He was short and rumpled and round of belly, looking for all the world like a Salvadoran Bilbo Baggins. I introduced myself, and shook his hand, which was soft and slightly moist. The story came out haltingly, though his English seemed perfectly serviceable. He was out of work. Work was hard to come by. He needed money for food and money for rent and money because he was low on gas, and could we help? I said sure, but that we didn't have food here and didn't give out money. I was, however, happy to go with him to the nearby gas station and fill up his tank. It meets a need, and given where gas prices are, particularly in Bethesda, that ain't nuthin' these days.
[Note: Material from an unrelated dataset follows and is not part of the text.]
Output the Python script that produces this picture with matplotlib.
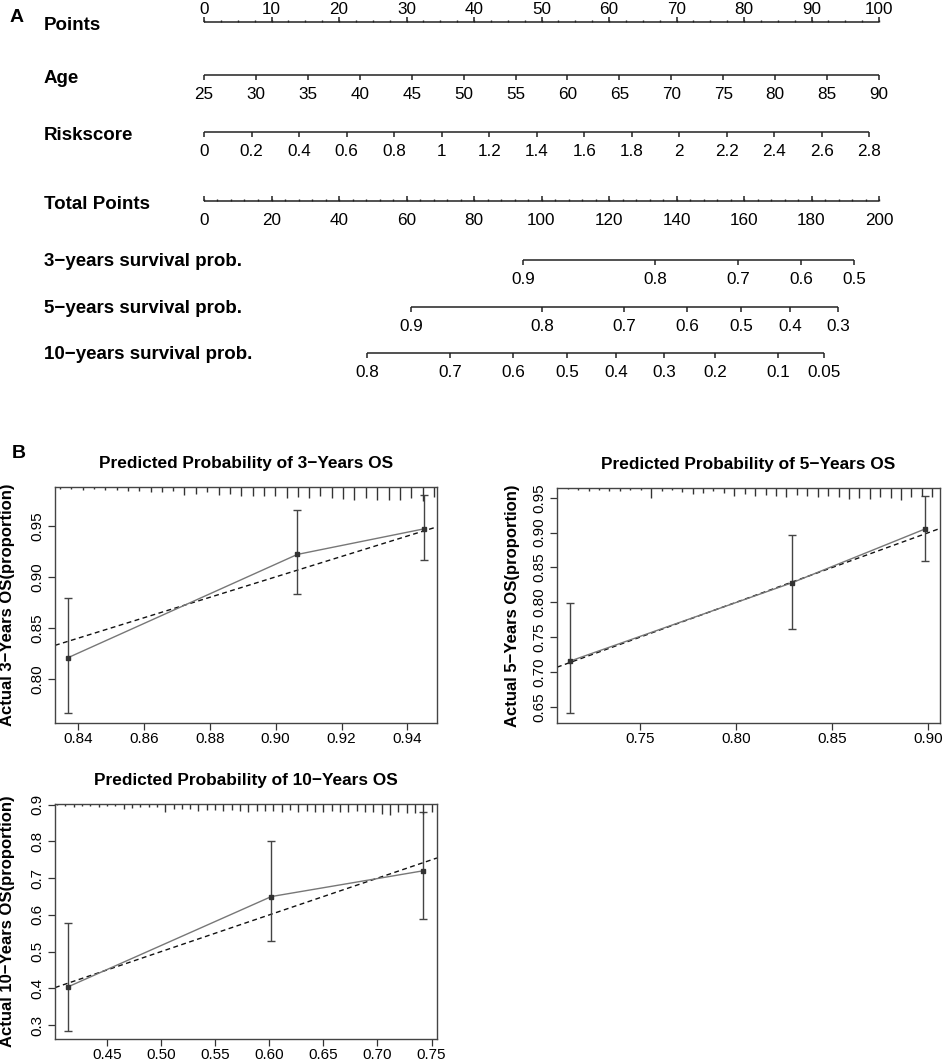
import numpy as np
import matplotlib
matplotlib.use('Agg')
import matplotlib.pyplot as plt
from matplotlib.ticker import FormatStrFormatter
from matplotlib.transforms import blended_transform_factory

plt.rcParams['font.family'] = ['Liberation Sans', 'DejaVu Sans']

# ---------------- A: nomogram ----------------
points_ticks = [0, 10, 20, 30, 40, 50, 60, 70, 80, 90, 100]
age_ticks = [25, 30, 35, 40, 45, 50, 55, 60, 65, 70, 75, 80, 85, 90]
age_lo, age_hi = 25, 90            # age giving 0 and 100 points
risk_ticks = [0, 0.2, 0.4, 0.6, 0.8, 1, 1.2, 1.4, 1.6, 1.8, 2, 2.2, 2.4, 2.6, 2.8]
risk_labels = ['0', '0.2', '0.4', '0.6', '0.8', '1', '1.2', '1.4', '1.6', '1.8',
               '2', '2.2', '2.4', '2.6', '2.8']
risk_full = 2.84                   # riskscore giving 100 points
total_ticks = [0, 20, 40, 60, 80, 100, 120, 140, 160, 180, 200]

surv3_labels = ['0.9', '0.8', '0.7', '0.6', '0.5']
surv3_total = [94.5, 133.6, 158.2, 176.9, 192.6]
surv5_labels = ['0.9', '0.8', '0.7', '0.6', '0.5', '0.4', '0.3']
surv5_total = [61.3, 100.1, 124.4, 143.1, 159.1, 173.6, 187.9]
surv10_labels = ['0.8', '0.7', '0.6', '0.5', '0.4', '0.3', '0.2', '0.1', '0.05']
surv10_total = [48.3, 72.9, 91.6, 107.6, 122.1, 136.3, 151.4, 170.1, 183.7]

# ---------------- B: calibration ----------------
cal3_pred = [0.837, 0.9066, 0.945]
cal3_obs = [0.821, 0.922, 0.947]
cal3_lo = [0.767, 0.883, 0.917]
cal3_hi = [0.879, 0.965, 0.980]
rug3_x = [0.8345, 0.8379, 0.8414, 0.8448, 0.8483, 0.8517, 0.8551, 0.8586, 0.8620, 0.8655,
          0.8689, 0.8723, 0.8758, 0.8792, 0.8827, 0.8861, 0.8895, 0.8930, 0.8964, 0.8999,
          0.9033, 0.9067, 0.9102, 0.9136, 0.9171, 0.9205, 0.9239, 0.9274, 0.9308, 0.9343,
          0.9377, 0.9411, 0.9446, 0.9480]
rug3_n = [2, 2, 3, 2, 3, 3, 4, 4, 5, 5, 4, 8, 7, 5, 8, 7, 9, 9, 9, 9,
          11, 10, 11, 9, 11, 12, 13, 11, 13, 13, 13, 11, 14, 10]

cal5_pred = [0.714, 0.829, 0.898]
cal5_obs = [0.716, 0.828, 0.905]
cal5_lo = [0.641, 0.762, 0.860]
cal5_hi = [0.799, 0.897, 0.953]
rug5_x = [0.7126, 0.7180, 0.7234, 0.7288, 0.7342, 0.7397, 0.7451, 0.7505, 0.7559, 0.7613,
          0.7667, 0.7721, 0.7775, 0.7829, 0.7883, 0.7938, 0.7992, 0.8046, 0.8100, 0.8154,
          0.8208, 0.8262, 0.8316, 0.8370, 0.8424, 0.8479, 0.8533, 0.8587, 0.8641, 0.8695,
          0.8749, 0.8803, 0.8857, 0.8911, 0.8965, 0.9020]
rug5_n = [1, 2, 3, 2, 3, 3, 2, 2, 10, 3, 2, 4, 6, 5, 3, 5, 8, 6, 8, 7,
          8, 9, 7, 8, 9, 8, 9, 11, 10, 11, 9, 10, 12, 9, 8, 9]

cal10_pred = [0.414, 0.602, 0.742]
cal10_obs = [0.404, 0.650, 0.720]
cal10_lo = [0.285, 0.530, 0.588]
cal10_hi = [0.578, 0.800, 0.880]
rug10_x = [0.4039, 0.4116, 0.4193, 0.4270, 0.4347, 0.4424, 0.4500, 0.4577, 0.4654, 0.4731,
           0.4808, 0.4885, 0.4962, 0.5039, 0.5116, 0.5193, 0.5270, 0.5346, 0.5423, 0.5500,
           0.5577, 0.5654, 0.5731, 0.5808, 0.5885, 0.5962, 0.6039, 0.6116, 0.6192, 0.6269,
           0.6346, 0.6423, 0.6500, 0.6577, 0.6654, 0.6731, 0.6808, 0.6885, 0.6962, 0.7039,
           0.7116, 0.7192, 0.7269, 0.7346, 0.7423, 0.7500]
rug10_n = [1, 2, 3, 2, 2, 3, 2, 2, 5, 4, 3, 3, 3, 8, 5, 5, 5, 7, 6, 6,
           7, 6, 7, 8, 7, 7, 7, 8, 6, 8, 7, 8, 8, 7, 8, 8, 7, 8, 8, 10,
           11, 8, 9, 9, 10, 8]

W, H = 948, 1061
fig = plt.figure(figsize=(W / 100, H / 100), dpi=100)

# nomogram axes: x in points (0 at px 204, 100 at px 879), y in pixel rows
px_per_pt = 6.75
nom = fig.add_axes([0, 0, 1, 1])
nom.set_xlim(-204 / px_per_pt, (W - 204) / px_per_pt)
nom.set_ylim(H, 0)
nom.axis('off')
lab_tr = blended_transform_factory(fig.transFigure, nom.transData)
lc = '#222222'
tick_fs = 12.3
row_fs = 13.5


def scale_row(y, pos, labels, ticks_up=False, labels_above=False, minor=None):
    nom.plot([min(pos), max(pos)], [y, y], color=lc, lw=1.1, solid_capstyle='butt')
    d = -5 if ticks_up else 5
    nom.vlines(pos, y, y + d, color=lc, lw=1.1)
    if minor is not None:
        nom.vlines(minor, y, y + d * 0.5, color=lc, lw=1.0)
    for p, lab in zip(pos, labels):
        if labels_above:
            nom.text(p, y - 8, lab, ha='center', va='baseline', fontsize=tick_fs)
        else:
            nom.text(p, y + 24, lab, ha='center', va='baseline', fontsize=tick_fs)


def row_label(y, text, off=8):
    nom.text(44 / W, y + off, text, transform=lab_tr, ha='left', va='baseline',
             fontsize=row_fs, fontweight='bold')


y_pts, y_age, y_risk, y_tot = 22, 75, 132, 201
y_s3, y_s5, y_s10 = 260, 307, 353

scale_row(y_pts, points_ticks, [str(v) for v in points_ticks], ticks_up=True,
          labels_above=True, minor=np.arange(0, 100.1, 2.5))
row_label(y_pts, 'Points')

age_pts = [(a - age_lo) / (age_hi - age_lo) * 100 for a in age_ticks]
scale_row(y_age, age_pts, [str(a) for a in age_ticks])
row_label(y_age, 'Age')

risk_pts = [r / risk_full * 100 for r in risk_ticks]
scale_row(y_risk, risk_pts, risk_labels)
row_label(y_risk, 'Riskscore')

tot_pts = [t / 2 for t in total_ticks]
scale_row(y_tot, tot_pts, [str(t) for t in total_ticks], ticks_up=True,
          minor=np.arange(0, 200.1, 4) / 2)
row_label(y_tot, 'Total Points')

scale_row(y_s3, [t / 2 for t in surv3_total], surv3_labels)
row_label(y_s3, '3\u2212years survival prob.', off=6)
scale_row(y_s5, [t / 2 for t in surv5_total], surv5_labels)
row_label(y_s5, '5\u2212years survival prob.', off=6)
scale_row(y_s10, [t / 2 for t in surv10_total], surv10_labels)
row_label(y_s10, '10\u2212years survival prob.', off=6)

fig.text(10 / W, 1 - 22 / H, 'A', fontsize=14, fontweight='bold', ha='left', va='baseline')
fig.text(12 / W, 1 - 458 / H, 'B', fontsize=14, fontweight='bold', ha='left', va='baseline')


def cal_panel(box, pred, obs, lo, hi, rug_x, rug_n, title, ylabel,
              xlim, ylim, xticks, yticks, xfmt, yfmt, ylab_x):
    l, t, r, b = box
    ax = fig.add_axes([l / W, 1 - b / H, (r - l) / W, (b - t) / H])
    ax.set_xlim(xlim)
    ax.set_ylim(ylim)
    ax.axline((0.5, 0.5), slope=1, color='#111111', lw=1.0, ls=(0, (3.5, 2.5)))
    ax.plot(pred, obs, color='#777777', lw=1.0)
    ax.errorbar(pred, obs, yerr=[np.array(obs) - np.array(lo), np.array(hi) - np.array(obs)],
                fmt='s', ms=3.5, color='#333333', ecolor='#444444', elinewidth=1.0,
                capsize=3, capthick=1.0)
    tr = blended_transform_factory(ax.transData, ax.transAxes)
    ax_h = b - t
    ax.vlines(rug_x, 1, [1 - n / ax_h for n in rug_n], transform=tr,
              color='#333333', lw=1.0)
    ax.set_xticks(xticks)
    ax.set_yticks(yticks)
    ax.xaxis.set_major_formatter(FormatStrFormatter(xfmt))
    ax.yaxis.set_major_formatter(FormatStrFormatter(yfmt))
    ax.tick_params(length=5, width=0.9, color='#333333', labelsize=11)
    ax.tick_params(axis='x', pad=1.5)
    ax.tick_params(axis='y', labelrotation=90, pad=3)
    for lab in ax.get_yticklabels():
        lab.set_va('center')
    for s in ax.spines.values():
        s.set_color('#444444')
        s.set_linewidth(1.0)
    ax.set_title(title, fontsize=12.4, fontweight='bold', pad=14)
    ax.set_ylabel(ylabel, fontsize=12, fontweight='bold')
    ax.yaxis.set_label_coords(ylab_x, 0.5)
    return ax


cal_panel((55, 487, 437, 723), cal3_pred, cal3_obs, cal3_lo, cal3_hi, rug3_x, rug3_n,
          'Predicted Probability of 3\u2212Years OS', 'Actual 3\u2212Years OS(proportion)',
          (0.833, 0.949), (0.757, 0.988), [0.84, 0.86, 0.88, 0.90, 0.92, 0.94],
          [0.80, 0.85, 0.90, 0.95], '%.2f', '%.2f', -40 / 382)

cal_panel((557, 488, 940, 723), cal5_pred, cal5_obs, cal5_lo, cal5_hi, rug5_x, rug5_n,
          'Predicted Probability of 5\u2212Years OS', 'Actual 5\u2212Years OS(proportion)',
          (0.707, 0.906), (0.627, 0.964), [0.75, 0.80, 0.85, 0.90],
          [0.65, 0.70, 0.75, 0.80, 0.85, 0.90, 0.95], '%.2f', '%.2f', -37 / 383)

cal_panel((55, 804, 437, 1039), cal10_pred, cal10_obs, cal10_lo, cal10_hi, rug10_x, rug10_n,
          'Predicted Probability of 10\u2212Years OS', 'Actual 10\u2212Years OS(proportion)',
          (0.402, 0.755), (0.262, 0.902), [0.45, 0.50, 0.55, 0.60, 0.65, 0.70, 0.75],
          [0.3, 0.4, 0.5, 0.6, 0.7, 0.8, 0.9], '%.2f', '%.1f', -40 / 382)

fig.savefig('out.png', dpi=100)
He said sure, OK, that'd be good. He smiled. I gave him the number of a nonprofit that works with emergency needs in the Latino community in our county. He looked at it. Oh, said he, I went there, they can't do anything for me.
Ah, thought I. I've heard that line before. But it matters not. We don't give just to thems that are deservin', after all. You give to those who ask. Period.
We chatted for a moment about how tough times are, and then I told him to follow me to the gas station, and he nodded his assent. We take a right, go down this street, and then take a left, and I'll get you gas, I said. He nodded. Thank you, he said.
I hopped into my van, and watched him get into his aging Civic. I pulled to the street, and waited for him to follow. He did. I signaled right, and pulled out down the street slowly so he could follow. A moment passed. Then another.
Then he pulled out, going in the opposite direction. Not in any particular hurry. Just not following me. Going the other way, away from twenty or thirty bucks worth of free gas. I slowed down, and muttered bemused wonderment under my breath. I did a slow U turn, and watched as his car disappeared around the bend.
There's just no pleasing some people, I suppose.